Thousands of Uyghurs, as well as representatives of other Muslim nations living in China’s Xinjiang province, have faced religious restrictions and persecution by the authorities in recent years. Oppression has taken on a particularly large-scale character of late, with Uyghurs being forced to go through so-called “re-education camps.” The Chinese authorities justify their actions as security measures, while the international community claims that the rights of these religious and national minorities are being violated on a massive scale. The Living Otherwise project, founded by a group of young experts, is actively engaged in covering what is happening with Uyghurs in China. Dr. Darren Byler, who runs the platform, offers some insight into Islamophobia in China.
Interview with
Darren Byler
Darren Byler received his PhD from the Department of Anthropology at the University of Washington in 2018. His research focuses on Uyghur dispossession, cultural work, and “terror capitalism” in the city of Ürümchi, the capital of Chinese Central Asia (Xinjiang). He has published research articles in Contemporary Islam, Central Asian Survey, and the Journal of Chinese Contemporary Art, and has contributed essays to volumes on the ethnography of Islam in China, transnational Chinese cinema and travel, and representation. His analysis has appeared in Time, The Economist, and the Wall Street Journal, among other publications. In addition, he has published Uyghur-English literary translations (with Mutellip Enwer) in Guernica and Paper Republic. He also writes and curates the digital humanities art and politics repository The Art of Life in Chinese Central Asia, which is hosted at livingotherwise.com.
Please tell us about Living Otherwise
The website I curate, LivingOtherwise.com, is a public-facing aspect of my doctoral research as an anthropologist at the University of Washington.
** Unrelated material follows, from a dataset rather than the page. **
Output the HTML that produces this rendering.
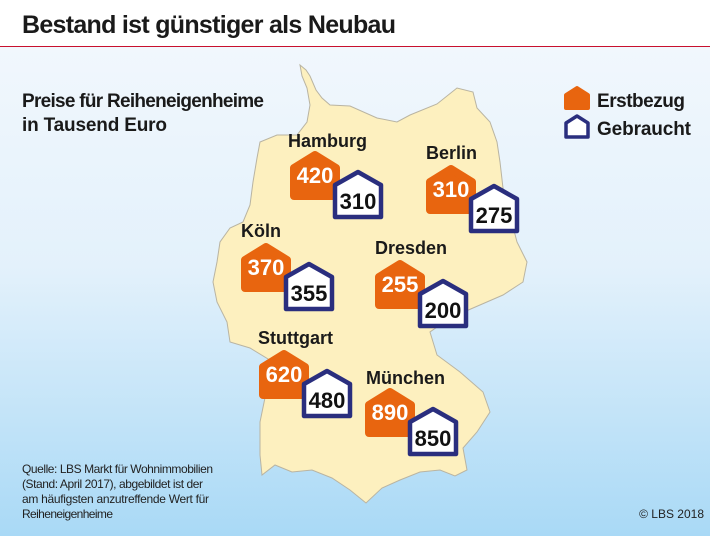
<!DOCTYPE html>
<html><head><meta charset="utf-8"><style>
html,body{margin:0;padding:0;width:710px;height:536px;overflow:hidden;background:#fff}
svg{display:block;font-family:"Liberation Sans","DejaVu Sans",sans-serif}
</style></head><body>
<svg width="710" height="536" viewBox="0 0 710 536">
<defs>
<linearGradient id="bg" x1="0" y1="0" x2="0" y2="1">
<stop offset="0" stop-color="#f1f7fd"/><stop offset="0.45" stop-color="#e3f1fb"/><stop offset="1" stop-color="#a9d9f6"/>
</linearGradient>
</defs>
<rect x="0" y="0" width="710" height="46" fill="#fff"/>
<text x="22" y="33" font-size="25" font-weight="bold" fill="#1a1a1a" textLength="374">Bestand ist günstiger als Neubau</text>
<rect x="0" y="46" width="710" height="1.2" fill="#c8102e"/>
<rect x="0" y="47" width="710" height="489" fill="url(#bg)"/>

<path fill="#fdf0bf" stroke="#b9b4a2" stroke-width="1"
d="M300,65 L306,70 L310,76 L316,90 L322,98 L330,105 L350,106 L377,118 L397,122 L410,115 L437,104 L457,88 L473,92 L477,108 L490,122 L497,142 L500,162 L503,188 L510,215 L517,242 L527,262 L523,282 L503,295 L473,308 L450,318 L430,332 L437,355 L460,372 L483,392 L490,412 L477,432 L463,448 L467,470 L455,476 L440,470 L420,472 L400,480 L382,488 L366,503 L350,490 L332,478 L312,470 L292,472 L275,465 L262,475 L260,455 L260,422 L267,388 L273,362 L250,348 L230,342 L227,322 L217,302 L213,282 L217,262 L220,242 L230,228 L243,222 L250,205 L253,182 L257,158 L260,142 L277,135 L297,135 L307,122 L310,105 L307,88 L302,76 Z"/>

<text x="22" y="107" font-size="19" font-weight="bold" fill="#1a1a1a" textLength="242">Preise für Reiheneigenheime</text>
<text x="22" y="131" font-size="19" font-weight="bold" fill="#1a1a1a" textLength="145">in Tausend Euro</text>

<g>
<path d="M566,95 L577,88 L588,95 L588,108 L566,108 Z" fill="#e8650f" stroke="#e8650f" stroke-width="4" stroke-linejoin="round"/>
<text x="597" y="107" font-size="19" font-weight="bold" fill="#1a1a1a" textLength="88">Erstbezug</text>
<path d="M566,123 L577,116 L588,123 L588,137 L566,137 Z" fill="#fff" stroke="#2a2e7e" stroke-width="3.5" stroke-linejoin="round"/>
<text x="597" y="135" font-size="19" font-weight="bold" fill="#1a1a1a" textLength="94">Gebraucht</text>
</g>

<g id="cities"></g>

<g font-size="12" fill="#222">
<text x="22" y="473" textLength="191">Quelle: LBS Markt für Wohnimmobilien</text>
<text x="22" y="488" textLength="181">(Stand: April 2017), abgebildet ist der</text>
<text x="22" y="503" textLength="187">am häufigsten anzutreffende Wert für</text>
<text x="22" y="518" textLength="91">Reiheneigenheime</text>
</g>
<text x="704" y="518" font-size="12" fill="#222" text-anchor="end">© LBS 2018</text>
</svg>
<script>
const cityNames = ["Hamburg","Berlin","Köln","Dresden","Stuttgart","München"];
const erstbezug = [420,310,370,255,620,890];
const gebraucht = [310,275,355,200,480,850];
const ns = "http://www.w3.org/2000/svg";
const anchors = [[290,151],[426,165],[241,243],[375,260],[259,350],[365,388]];
const labelOffsets = [[-2,-4],[0,-6],[0,-6],[0,-6],[-1,-6],[1,-4]];
const g = document.getElementById('cities');
function house(x,y,w,h,fill,stroke,sw){
  const p=document.createElementNS(ns,'path');
  const peak=13;
  p.setAttribute('d',`M${x},${y+peak} L${x+w/2},${y} L${x+w},${y+peak} L${x+w},${y+h} L${x},${y+h} Z`);
  p.setAttribute('fill',fill);p.setAttribute('stroke',stroke);
  p.setAttribute('stroke-width',sw);p.setAttribute('stroke-linejoin','round');
  return p;
}
function txt(x,y,s,size,fill,anchor){
  const t=document.createElementNS(ns,'text');
  t.setAttribute('x',x);t.setAttribute('y',y);t.setAttribute('font-size',size);
  t.setAttribute('font-weight','bold');t.setAttribute('fill',fill);
  if(anchor)t.setAttribute('text-anchor',anchor);
  t.textContent=s;return t;
}
cityNames.forEach((c,i)=>{
  const [x,y]=anchors[i];
  const grp=document.createElementNS(ns,'g');
  
  
  const lab=txt(x+labelOffsets[i][0],y+labelOffsets[i][1],c,18,'#1a1a1a');
  
  
  grp.appendChild(lab);
  const h1=house(x+4,y+4,42,41,'#e8650f','#e8650f',8);
  
  
  grp.appendChild(h1);
  const v1=txt(x+25,y+32,String(erstbezug[i]),22,'#fff','middle');
  
  
  grp.appendChild(v1);
  const bx=x+45,by=y+21;
  const h2=house(bx,by,46,45,'#fff','#2a2e7e',4.5);
  
  
  grp.appendChild(h2);
  const v2=txt(bx+23,by+37,String(gebraucht[i]),22,'#111','middle');
  
  
  grp.appendChild(v2);
  g.appendChild(grp);
});
</script>
</body></html>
By highlighting Uyghur, Kazakh, and Han cultural practices and objects and the way minority peoples refuse to give up on their native ways of life, the site attempts to show the way marginalized people in Northwest China work out meaning in their lives.
Over the 15 years that I have spent traveling to and living in the Uyghur and Kazakh homelands in China, two themes have emerged concerning Turkic minority forms of knowledge.
First, my collaborators and I have noted that it is important to show how Chinese state politics has attempted to control the efforts of these communities to be heard and recognized. The Chinese Culture Ministry often tries to appropriate native forms of knowledge and practice and turn them into a form of Chinese nationalism that valorizes the state’s efforts to dominate the lives of minorities. Official media and the state legal system have also consistently placed the blame for all conflicts in the region on Turkic minorities rather than on Han settlers or state policies.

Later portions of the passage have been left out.